Into your darkest hour


This week in policing has certainly been a dark hour for the policing community or family. The murders of PC Fiona Bone and PC Nicola Hughes shocked those of us who aren’t involved in policing as much as it wounded those who are part of the thin blue line.  There is a sense of community (as demonstrated by #coverforGMP) in policing which is positive, protective, brave, unselfish and necessary as they deal with people and situations in which you or I would leg it fast the other way: The people that spit on them, the wee, the puke, the grief. Mostly, 99% of time they deal fairly and humanely with people that we might avoid as mad, bad or too dangerous.

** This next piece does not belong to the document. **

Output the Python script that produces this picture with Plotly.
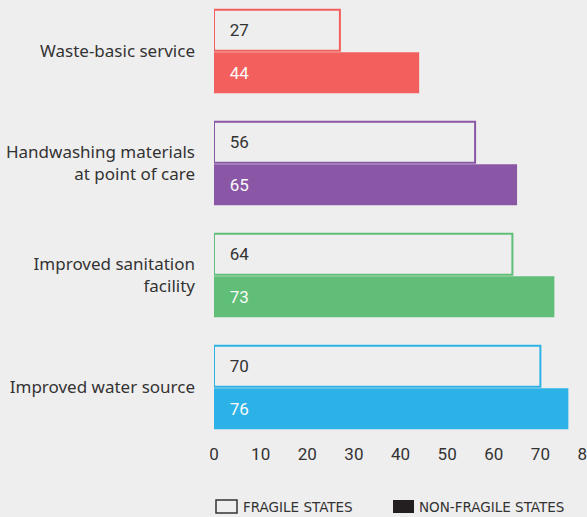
import plotly.graph_objects as go

categories = ["Waste-basic service", "Handwashing materials<br>at point of care",
              "Improved sanitation<br>facility", "Improved water source"]
fragile = [27, 56, 64, 70]
non_fragile = [44, 65, 73, 76]
colors = ["#F25F5C", "#8A56A6", "#60BE78", "#2DB2E8"]
tick_vals = [0, 10, 20, 30, 40, 50, 60, 70, 80]

BG = "#EFEEEE"
W, H = 587, 517
L, R, T, B = 214, 0, 0, 75
pw, ph = W - L - R, H - T - B

def px(x):
    return (x - L) / pw

def py(y):
    return (T + ph - y) / ph

pad = "\u00a0" * 3

fig = go.Figure()
fig.add_trace(go.Bar(
    y=categories, x=fragile, orientation="h", name="Fragile states",
    marker=dict(color=BG, line=dict(color=colors, width=2)),
    text=[pad + str(v) for v in fragile], textposition="inside",
    insidetextanchor="start",
    textfont=dict(color="#333333", size=17, family="Roboto"),
    hoverinfo="skip",
))
fig.add_trace(go.Bar(
    y=categories, x=non_fragile, orientation="h", name="Non-fragile states",
    marker=dict(color=colors, line=dict(width=0)),
    text=[pad + str(v) for v in non_fragile], textposition="inside",
    insidetextanchor="start",
    textfont=dict(color="#FAFAFA", size=17, family="Roboto"),
    hoverinfo="skip",
))

fig.update_layout(
    width=W, height=H, margin=dict(l=L, r=R, t=T, b=B, pad=0, autoexpand=False),
    paper_bgcolor=BG, plot_bgcolor=BG,
    barmode="group", bargap=0.24, bargroupgap=0.035,
    showlegend=False,
    font=dict(family="Noto Sans", color="#333333"),
    xaxis=dict(range=[0, 80], tickvals=tick_vals, showgrid=False, zeroline=False,
               showline=False, ticks="", ticklabeloverflow="allow", automargin=False,
               tickfont=dict(size=17, family="Roboto", color="#333333")),
    yaxis=dict(categoryorder="array", categoryarray=categories,
               range=[3.487, -0.46], showgrid=False, zeroline=False,
               showline=False, ticks="", ticklabelstandoff=18, automargin=False,
               tickfont=dict(size=17, family="Noto Sans", color="#333333")),
)

# custom legend
shapes = [
    dict(type="rect", xref="paper", yref="paper", x0=px(216), x1=px(237),
         y0=py(513), y1=py(500), line=dict(color="#333333", width=1.5), fillcolor=BG),
    dict(type="rect", xref="paper", yref="paper", x0=px(393), x1=px(414),
         y0=py(513), y1=py(500), line=dict(width=0), fillcolor="#231F20"),
]
fig.update_layout(shapes=shapes)
fig.add_annotation(xref="paper", yref="paper", x=px(241), y=py(507), text="FRAGILE STATES",
                   showarrow=False, xanchor="left", yanchor="middle",
                   font=dict(size=13.5, family="DejaVu Sans", color="#333333"))
fig.add_annotation(xref="paper", yref="paper", x=px(417), y=py(507), text="NON-FRAGILE STATES",
                   showarrow=False, xanchor="left", yanchor="middle",
                   font=dict(size=13.5, family="DejaVu Sans", color="#333333"))

fig.write_html("out.html", config={"displayModeBar": False},
               post_script="document.body.style.margin='0';document.body.style.overflow='hidden';")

This vocation is not about pay or pensions but a sense of care for the public and to keep us safe. The death of PC Dibell last year demonstrates that an officer is never off-duty, never puts the job down with the uniform.

The extra mile is walked often by staff and officers. I have watched in Sussex as officers have passed a hat around for an old man who was a victim of a cruel fraud. I have heard about a SOCO who took the time to clean and tidy a child’s room which a burglar had trashed so that the child wouldn’t be distressed. The officer who was on leave and spent her rest days tweeting updates to try to locate a missing elderly lady. The traffic Special who took time to make a cup of tea for an elderly couple she had driven home after an RTA. We don’t measure this. We should.

The sense of spirit and team which is often termed ‘police family’ is admirable. But in their darkest hour, the alleged comments by the Government Chief Whip risk pushing the police into siege mentality – this would be a disaster. We, the public take the time to thank officers, to pay back their dedication. We are the public and so are the police. Don’t retreat, we need you. You stood by us last Summer. You stand by us every day.

I want to tell you that in this, your darkest hour, I stand by you.